Beck: Rückwirkende Anwendung des Gesetzes
Verhandlungsgegenstand waren eine Reform des Gewerbesteuergesetzes und besagter Steuerbescheid, Kläger die einstige Brauerei Beck GmbH & Co. KG , Beklagte der Bund und das Land Bremen, das die Steuern nach dem Verkauf von Teilen der Brauerei erhoben hatte. Um eine Gesetzeslücke zu schließen, wurden durch die Reform Gewinne einer Personengesellschaft aus dem Verkauf von Firmen oder Firmenanteilen gewerbesteuerpflichtig, entsprechend wurde der Verkauf von Firmenanteilen bei Beck's veranlagt. Das Unternehmen legte Einspruch ein und zog vor Gericht.
Die Brauerei argumentierte, dass sie erst im Nachhinein mit der Gewerbesteuer belastet worden sei. Der eigentliche Verkauf habe zwar erst Anfang Februar 2002 stattgefunden, doch schon 2001 habe es eine Verkaufsvereinbarung gegeben. Der Bundestag habe endgültig auch erst nach der Übertragung der Anteile über die Gesetzesreform entschieden, "versehentlich", so das Bundesverfassungsgericht, war die Norm "wieder außer Kraft gesetzt und konnte somit zunächst keine steuerrechtliche Wirkung entfalten". Darauf berief sich Beck's. "Es handelt sich unserer Ansicht nach um eine rechtsstaatswidrige und unzulässige Rückwirkung eines Steuergesetzes", hieß es in einer Stellungnahme der Brauerei anlässlich der mündlichen Verhandlung in Karlsruhe.
Gericht gibt Bremer Finanzressort Recht
Nach Einschätzung des Finanzressorts dagegen fiel der Verkauf der Firmenanteile in das laufende Gesetzgebungsverfahren. Dem stimmten vor dem Bundesverfassungsgericht bereits das Finanzgericht in Bremen als auch der Bundesfinanzhof in München zu. "Das Ziel der eingeführten Vorschrift ist die Abwehr von Missbräuchen", sagte der Vorsitzende des Ersten Senats, Ferdinand Kirchhof, am Dienstag.
Die Brauerei hatte auch in Zweifel gezogen, ob die Veranlagung dem Gleichheitsgrundsatz (Artikel 3, Absatz 1 des Grundgesetzes) entspreche. "Warum eine Differenzierung zwischen Personengesellschaften, das heißt, mittelbar beteiligten natürlichen Personen und unmittelbar beteiligten natürlichen Personen stattfinden soll, ist völlig unplausibel", so die Firma.
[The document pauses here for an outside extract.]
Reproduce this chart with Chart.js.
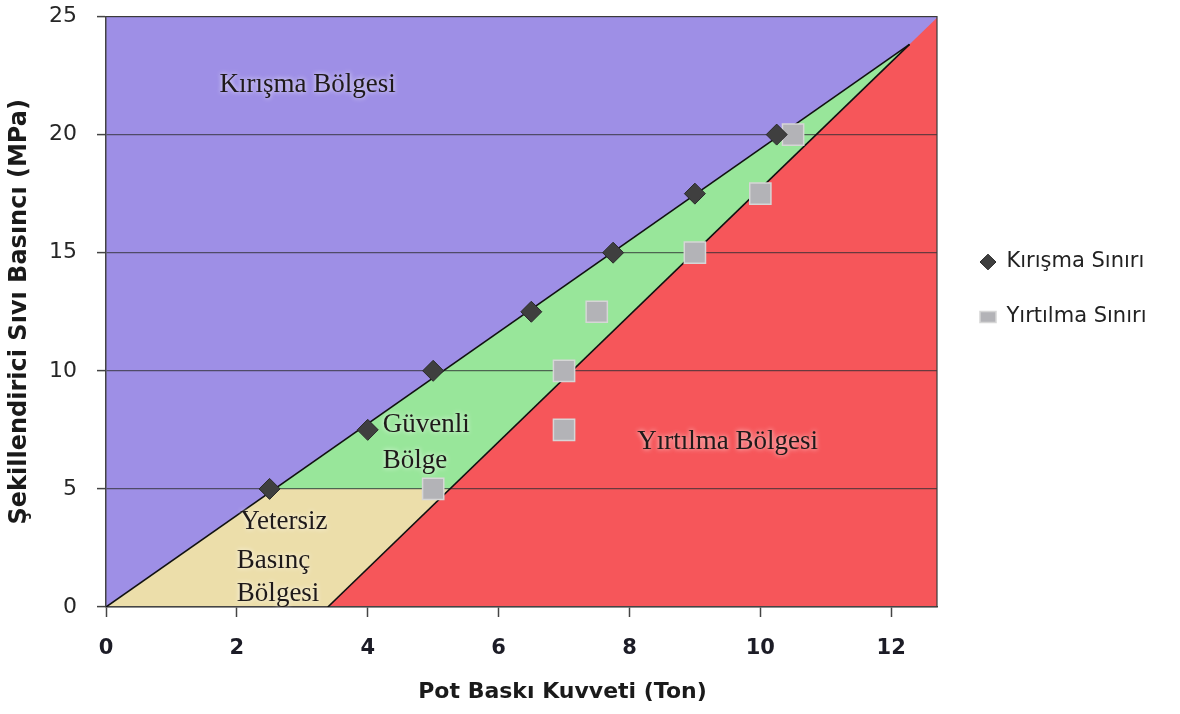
<!DOCTYPE html>
<html>
<head>
<meta charset="utf-8">
<script src="https://cdn.jsdelivr.net/npm/chart.js@4"></script>
<style>
  html, body { margin: 0; padding: 0; background: #fff; }
  #wrap { width: 1180px; height: 714px; position: relative; }
</style>
</head>
<body>
<div id="wrap"><canvas id="grafik"></canvas></div>
<script>
// deney noktaları
const kirismaX = [2.5, 4, 5, 6.5, 7.75, 9, 10.25];
const kirismaY = [5, 7.5, 10, 12.5, 15, 17.5, 20];
const yirtilmaX = [5, 7, 7, 7.5, 9, 10, 10.5];
const yirtilmaY = [5, 7.5, 10, 12.5, 15, 17.5, 20];

// bölge sınırları
const alanX = [0, 12.7, 12.7];
const alanY = [25, 25, 0];
const kirismaSinirX = [0, 12.28];
const kirismaSinirY = [0, 23.82];
const yirtilmaSinirX = [3.39, 12.28];
const yirtilmaSinirY = [0, 23.82];
const yirtilmaAlanX = [3.39, 12.7];
const yirtilmaAlanY = [0, 24.95];
const yetersizX = [0, 2.58, 5.26];
const yetersizY = [0, 5, 5];

const xTicks = [0, 2, 4, 6, 8, 10, 12];
const yTicks = [0, 5, 10, 15, 20, 25];

const pts = (xs, ys) => xs.map((x, i) => ({ x: x, y: ys[i] }));

Chart.defaults.font.family = 'DejaVu Sans';
Chart.defaults.color = '#262626';

// legend genişliği, çizim alanı 937px'de bitsin diye
const legendPad = 34, legendBox = 16, legendSize = 21, bosluk = 9;
const m = document.createElement('canvas').getContext('2d');
m.font = legendSize + 'px "DejaVu Sans"';
const textW = Math.max(m.measureText('Kırışma Sınırı').width, m.measureText('Yırtılma Sınırı').width);
const legendW = legendPad + legendBox + legendSize / 2 + textW + 10;
const padRight = Math.max(0, 1180 - 937 - bosluk - legendW);

const bolgeEtiketleri = [
  { text: 'Kırışma Bölgesi', x: 3.08, y: 22.1, align: 'center' },
  { text: 'Güvenli', x: 4.23, y: 7.69, align: 'left' },
  { text: 'Bölge', x: 4.23, y: 6.17, align: 'left' },
  { text: 'Yetersiz', x: 2.05, y: 3.59, align: 'left' },
  { text: 'Basınç', x: 2.0, y: 1.95, align: 'left' },
  { text: 'Bölgesi', x: 2.0, y: 0.55, align: 'left' },
  { text: 'Yırtılma Bölgesi', x: 9.5, y: 7.0, align: 'center' }
];

const etiketPlugin = {
  id: 'etiketler',
  afterDraw(chart) {
    const { ctx, chartArea, scales } = chart;
    ctx.save();
    ctx.font = '27px "Liberation Serif"';
    ctx.fillStyle = '#1f1a1a';
    ctx.textBaseline = 'middle';
    ctx.shadowColor = 'rgba(255,255,255,0.9)';
    ctx.shadowBlur = 5;
    bolgeEtiketleri.forEach(l => {
      ctx.textAlign = l.align;
      ctx.fillText(l.text, scales.x.getPixelForValue(l.x), scales.y.getPixelForValue(l.y));
    });
    ctx.restore();

    ctx.save();
    ctx.font = 'bold 22px "DejaVu Sans"';
    ctx.fillStyle = '#1a1a1a';
    ctx.textAlign = 'center';
    ctx.textBaseline = 'middle';
    ctx.fillText('Pot Baskı Kuvveti (Ton)', (chartArea.left + chartArea.right) / 2 + 41, chart.height - 22);
    ctx.restore();
  }
};

const bolge = (data, color, order) => ({
  type: 'line', label: '', data: data, fill: 'start', backgroundColor: color,
  borderWidth: 0, pointRadius: 0, order: order
});

new Chart(document.getElementById('grafik'), {
  type: 'scatter',
  data: {
    datasets: [
      {
        label: 'Kırışma Sınırı', data: pts(kirismaX, kirismaY),
        pointStyle: 'rectRot', pointRadius: 10.5,
        backgroundColor: '#3f3f3f', borderColor: '#2a2a2a', borderWidth: 1, order: 0
      },
      {
        label: 'Yırtılma Sınırı', data: pts(yirtilmaX, yirtilmaY),
        pointStyle: 'rect', pointRadius: 15,
        backgroundColor: '#b3b3b7', borderColor: '#d6d6d6', borderWidth: 1.5, order: 1
      },
      {
        type: 'line', label: '', data: pts(kirismaSinirX, kirismaSinirY),
        borderColor: '#111', borderWidth: 1.6, pointRadius: 0, fill: false, order: 2
      },
      {
        type: 'line', label: '', data: pts(yirtilmaSinirX, yirtilmaSinirY),
        borderColor: '#111', borderWidth: 1.6, pointRadius: 0, fill: false, order: 2
      },
      bolge(pts(yirtilmaAlanX, yirtilmaAlanY), '#f6565a', 3),
      bolge(pts(yetersizX, yetersizY), '#ecdeaa', 4),
      bolge(pts(kirismaSinirX, kirismaSinirY), '#98e69a', 5),
      {
        type: 'line', label: '', data: pts(alanX, alanY), fill: 'start',
        backgroundColor: '#9e8fe6', borderColor: '#3a3a3a', borderWidth: 1.2,
        pointRadius: 0, clip: false, order: 6
      }
    ]
  },
  options: {
    responsive: true,
    maintainAspectRatio: false,
    animation: false,
    events: [],
    layout: { padding: { top: 15, left: 0, bottom: 0, right: padRight } },
    plugins: {
      filler: { drawTime: 'beforeDraw' },
      tooltip: { enabled: false },
      legend: {
        position: 'right',
        align: 'start',
        maxWidth: 320,
        title: { display: true, text: '', font: { size: 1, lineHeight: 1 }, padding: { top: 0, bottom: 201.5 } },
        labels: {
          filter: item => item.text !== '',
          usePointStyle: true,
          pointStyleWidth: legendBox,
          boxHeight: 11,
          padding: legendPad,
          color: '#222',
          font: { size: legendSize }
        }
      }
    },
    scales: {
      x: {
        type: 'linear', min: 0, max: 12.7,
        afterFit: s => { s.height = 107; s.paddingLeft = 0; s.paddingRight = 0; },
        afterBuildTicks: s => { s.ticks = xTicks.map(v => ({ value: v })); },
        grid: { drawOnChartArea: false, drawTicks: true, tickLength: 10, tickColor: '#444', tickWidth: 1.5 },
        border: { color: '#444', width: 1.5 },
        ticks: { font: { size: 21, weight: 'bold' }, color: '#1c1c26', padding: 19 }
      },
      y: {
        type: 'linear', min: 0, max: 25,
        afterFit: s => { s.width = 106; s.paddingTop = 0; s.paddingBottom = 0; },
        afterBuildTicks: s => { s.ticks = yTicks.map(v => ({ value: v })); },
        grid: { color: 'rgba(45,45,50,0.7)', lineWidth: 1.2, tickLength: 9, tickColor: '#444', tickWidth: 1.5 },
        border: { color: '#444', width: 1.5 },
        ticks: { font: { size: 22 }, color: '#262626', padding: 20 },
        title: {
          display: true, text: 'Şekillendirici Sıvı Basıncı (MPa)',
          font: { size: 24, weight: 'bold' }, color: '#1a1a1a',
          padding: { top: 5.6, bottom: 0 }
        }
      },
      yBosluk: {
        type: 'linear', position: 'right', display: true,
        afterFit: s => { s.width = bosluk; s.paddingTop = 0; s.paddingBottom = 0; },
        ticks: { display: false },
        grid: { display: false },
        border: { display: false }
      }
    }
  },
  plugins: [etiketPlugin]
});
</script>
</body>
</html>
Die Karlsruher Richter sehen das anders: Dem Gesetzgeber sei "nicht jede Differenzierung verwehrt", sofern es eine Rechtfertigung durch Sachgründe gebe, "die dem Ziel und dem Ausmaß der Ungleichbehandlung angemessen sind". Im Steuerrecht gelte die Lastengleichheit, so das Gericht in seiner Begründung weiter. "Die Steuerpflichtigen müssen durch ein Steuergesetz rechtlich und tatsächlich gleichmäßig belastet werden", dazu habe der Gesetzgeber zu Recht einen "weitreichenden Entscheidungsspielraum".
Sie bedauere die Entscheidung des Bundesverfassungsgerichts, teilte die Beck GmbH & Co. KG am Dienstag mit, "begrüßt jedoch die Tatsache, dass nach knapp 14 Jahren nun Rechtsklarheit in der Sache besteht". Wie das Finanzgericht Bremen bereits 2007 festgehalten hatte, ist die Brauerei formal der Steuerschuldner und war entsprechend die Beschwerdeführerin. Allerdings handelte es sich bei dem Gewerbeertrag, der zu versteuern war, um die erzielten Veräußerungsgewinne. Damit hätte bei einem gegenteiligen Urteil nicht das Unternehmen, sondern die Verkäufern die gezahlten Steuermillionen zurückerhalten.